The two became friends in 2004.
They both loved ethnic cuisine and started going out to lunch together almost once a week, where they’d talk about dogs, Sanchez’s work for Metrolink and the battle they both waged against diabetes.
“The problem with going to lunch with Rob was he would come back and talk to me and my husband for the rest of the day,” Barber said. “He was pretty lonely.”
Sanchez raved about his job for Metrolink, but worried he might lose it because of a lack of seniority.
Sanchez was working an 11 and a half-hour split shift at the time of the crash. He began his shift at 6 a.m. Sept. 12, took a nap during a 3 and a half-hour break and resumed duty at 2 p.m., about 2 and a half-hours before the crash, the NTSB said.
The two trains were only in each other’s view four to five seconds before the collision. While the Union Pacific engineer used his brakes about two seconds before impact, there’s no evidence Sanchez did, the NTSB found.

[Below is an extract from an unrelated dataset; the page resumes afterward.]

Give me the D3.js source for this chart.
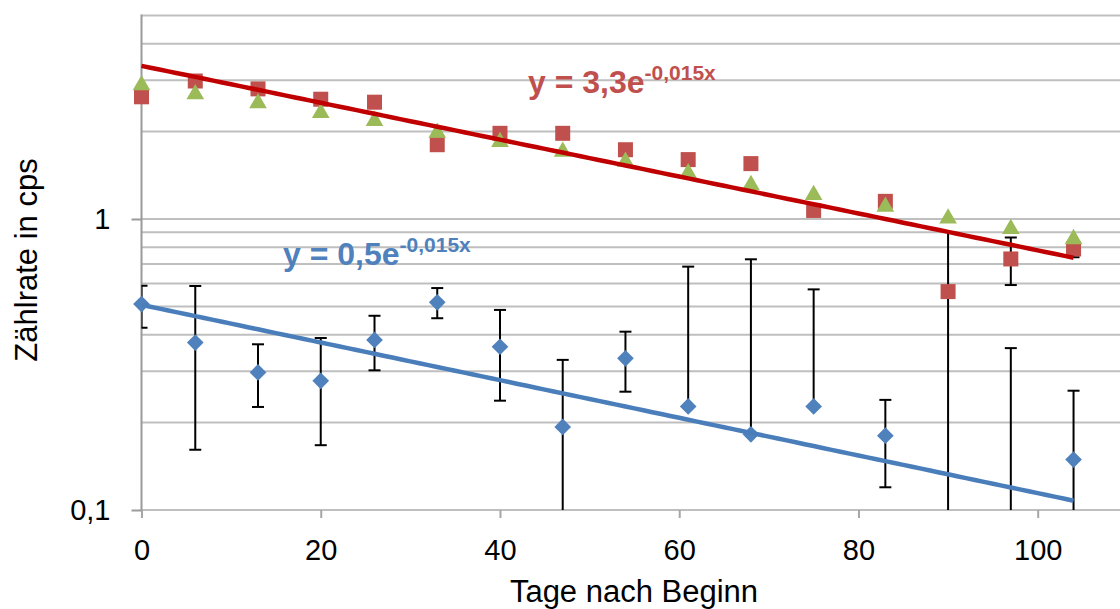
<!DOCTYPE html>
<html>
<head>
<meta charset="utf-8">
<script src="https://cdn.jsdelivr.net/npm/d3@7/dist/d3.min.js"></script>
<style>
  html, body { margin: 0; padding: 0; background: #fff; }
  svg { display: block; font-family: "Liberation Sans", Arial, sans-serif; }
</style>
</head>
<body>
<svg id="chart" width="1120" height="609"></svg>
<script>
// ---- data ----
const days = [0, 6, 13, 20, 26, 33, 40, 47, 54, 61, 68, 75, 83, 90, 97, 104];
const blueValues = [0.51, 0.376, 0.297, 0.278, 0.384, 0.517, 0.364, 0.193, 0.332, 0.227, 0.182, 0.227, 0.18, 0.05, 0.07, 0.149];
const blueHigh   = [0.59, 0.588, 0.371, 0.39, 0.465, 0.579, 0.487, 0.328, 0.41, 0.686, 0.727, 0.573, 0.239, 0.902, 0.36, 0.257];
const blueLow    = [0.423, 0.161, 0.226, 0.167, 0.302, 0.456, 0.2375, 0.05, 0.255, null, null, null, 0.1197, 0.01, 0.01, 0.01];
const redValues  = [2.63, 2.98, 2.80, 2.58, 2.52, 1.80, 1.97, 1.97, 1.73, 1.60, 1.55, 1.07, 1.15, 0.563, 0.729, 0.789];
const redHigh    = [null, null, null, null, null, null, null, null, null, null, null, null, null, null, 0.863, 0.84];
const redLow     = [null, null, null, null, null, null, null, null, null, null, null, null, null, null, 0.593, 0.739];
const greenValues = [2.93, 2.73, 2.54, 2.35, 2.21, 2.01, 1.87, 1.73, 1.60, 1.46, 1.33, 1.23, 1.12, 1.02, 0.939, 0.867];
// exponential trend lines y = a * e^(-b x), fitted in the source chart
const redTrend  = { a: 3.36, b: 0.0146, label: "y = 3,3e", exp: "-0,015x" };
const blueTrend = { a: 0.507, b: 0.0149, label: "y = 0,5e", exp: "-0,015x" };
const trendRange = [0, 104];
const xTicks = [0, 20, 40, 60, 80, 100];
const yTickValues = [0.1, 1];
const yTickLabels = ["0,1", "1"];
const yGridValues = [0.1, 0.2, 0.3, 0.4, 0.5, 0.6, 0.7, 0.8, 0.9, 1, 2, 3, 4, 5];
const xTitle = "Tage nach Beginn";
const yTitle = "Zählrate in cps";

// ---- layout ----
const W = 1120, H = 609;
const svg = d3.select("#chart");
const x = d3.scaleLinear().domain([0, 110]).range([141.5, 141.5 + 110 * 8.962]);
const y = d3.scaleLog().domain([0.1, 5]).range([510, 15.6]);
const plotLeft = x(0), plotBottom = y(0.1), plotTop = y(5);

const COL_BLUE = "#4F81BD", COL_RED = "#C0504D", COL_GREEN = "#9BBB59";

svg.append("defs").append("clipPath").attr("id", "plotclip")
  .append("rect").attr("x", plotLeft).attr("y", plotTop - 1)
  .attr("width", W - plotLeft).attr("height", plotBottom - plotTop + 1);

// gridlines
svg.append("g").selectAll("line").data(yGridValues).join("line")
  .attr("x1", plotLeft).attr("x2", W)
  .attr("y1", d => y(d)).attr("y2", d => y(d))
  .attr("stroke", "#BFBFBF").attr("stroke-width", 2);

// x axis
const xAxis = svg.append("g").attr("transform", `translate(0,${plotBottom})`)
  .call(d3.axisBottom(x).tickValues(xTicks).tickSize(8).tickPadding(21).tickFormat(d3.format("d")));
xAxis.select(".domain").remove();
xAxis.selectAll(".tick line").attr("stroke", "#A6A6A6").attr("stroke-width", 2);
xAxis.selectAll(".tick text").attr("font-size", 29).attr("fill", "#000")
  .attr("font-family", "Liberation Sans, Arial, sans-serif");

// y axis
const yAxis = svg.append("g").attr("transform", `translate(${plotLeft},0)`)
  .call(d3.axisLeft(y).tickValues(yTickValues).tickSize(10).tickPadding(21)
    .tickFormat((d, i) => yTickLabels[i]));
yAxis.select(".domain").attr("stroke", "#9A9A9A").attr("stroke-width", 2)
  .attr("d", `M0,${plotTop - 1}V${plotBottom}`);
yAxis.selectAll(".tick line").attr("stroke", "#9A9A9A").attr("stroke-width", 2);
yAxis.selectAll(".tick text").attr("font-size", 29).attr("fill", "#000")
  .attr("font-family", "Liberation Sans, Arial, sans-serif");

// axis titles
svg.append("text").attr("x", 634).attr("y", 602).attr("text-anchor", "middle")
  .attr("font-size", 31).attr("fill", "#000").text(xTitle);
svg.append("text").attr("transform", "translate(37,260) rotate(-90)")
  .attr("text-anchor", "middle").attr("font-size", 31).attr("fill", "#000").text(yTitle);

// error bars
function errorBars(values, high, low) {
  const g = svg.append("g").attr("clip-path", "url(#plotclip)")
    .attr("stroke", "#000").attr("stroke-width", 2).attr("fill", "none");
  days.forEach((d, i) => {
    if (high[i] == null && low[i] == null) return;
    const cx = x(d);
    const top = high[i] != null ? y(high[i]) : y(values[i]);
    const bot = low[i] != null ? y(low[i]) : y(values[i]);
    g.append("line").attr("x1", cx).attr("x2", cx).attr("y1", top).attr("y2", bot);
    if (high[i] != null) g.append("line").attr("x1", cx - 6).attr("x2", cx + 6).attr("y1", top).attr("y2", top);
    if (low[i] != null) g.append("line").attr("x1", cx - 6).attr("x2", cx + 6).attr("y1", bot).attr("y2", bot);
  });
}
errorBars(blueValues, blueHigh, blueLow);
errorBars(redValues, redHigh, redLow);

function inRange(v) { return v >= 0.1 && v <= 5; }

// blue diamonds
svg.append("g").selectAll("path").data(days.map((d, i) => [d, blueValues[i]]).filter(p => inRange(p[1])))
  .join("path")
  .attr("transform", p => `translate(${x(p[0])},${y(p[1])}) rotate(45)`)
  .attr("d", "M-5.9,-5.9H5.9V5.9H-5.9Z").attr("fill", COL_BLUE);

// red squares
svg.append("g").selectAll("rect").data(days.map((d, i) => [d, redValues[i]]).filter(p => inRange(p[1])))
  .join("rect")
  .attr("x", p => x(p[0]) - 7.5).attr("y", p => y(p[1]) - 7.5)
  .attr("width", 15).attr("height", 15).attr("fill", COL_RED);

// green triangles
const tri = d3.symbol().type(d3.symbolTriangle).size(135);
svg.append("g").selectAll("path").data(days.map((d, i) => [d, greenValues[i]]).filter(p => inRange(p[1])))
  .join("path")
  .attr("transform", p => `translate(${x(p[0])},${y(p[1]) + 2})`)
  .attr("d", tri).attr("fill", COL_GREEN);

// trend lines
function trendLine(t, color, width) {
  const pts = d3.range(trendRange[0], trendRange[1] + 0.001, 1).map(d => [d, t.a * Math.exp(-t.b * d)]);
  svg.append("path").datum(pts)
    .attr("d", d3.line().x(p => x(p[0])).y(p => y(p[1])))
    .attr("fill", "none").attr("stroke", color).attr("stroke-width", width);
}
trendLine(redTrend, "#C00000", 4.5);
trendLine(blueTrend, "#4A7EBB", 4.5);

// equations
function equation(t, px, py, color) {
  const tx = svg.append("text").attr("x", px).attr("y", py)
    .attr("font-weight", "bold").attr("font-size", 32).attr("fill", color);
  tx.append("tspan").text(t.label);
  tx.append("tspan").attr("font-size", 21).attr("dy", -13).text(t.exp);
}
equation(redTrend, 528, 93, COL_RED);
equation(blueTrend, 283, 265, COL_BLUE);
</script>
</body>
</html>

Sanchez’ body was picked up from the morgue by a private autopsy service, Forensic Autopsy Services, on Sept. 16, for a second autopsy, said Craig Harvey of the Los Angeles County coroner’s office.
Attempts to reach Sanchez’s family have been unsuccessful.
Barber said Sanchez told her that he was from Nevada, where he grew up in a farming community and was involved with the 4-H Club as a child.
Barber said she never suspected that Sanchez was gay until he mentioned a couple of years ago that he had bought a house with a man named Daniel.
She last spoke with him eight months ago. He told her that he was on his way to meet her and wanted to go to lunch. She said she was too busy. He replied “that’s fine” and abruptly hung up.
“I never realized I probably knew him better than anybody else other than his family. I don’t think I knew him that well at all,” Barber said. “I’ve missed him for the last year, to tell you the truth, because I was so used to seeing him regularly.”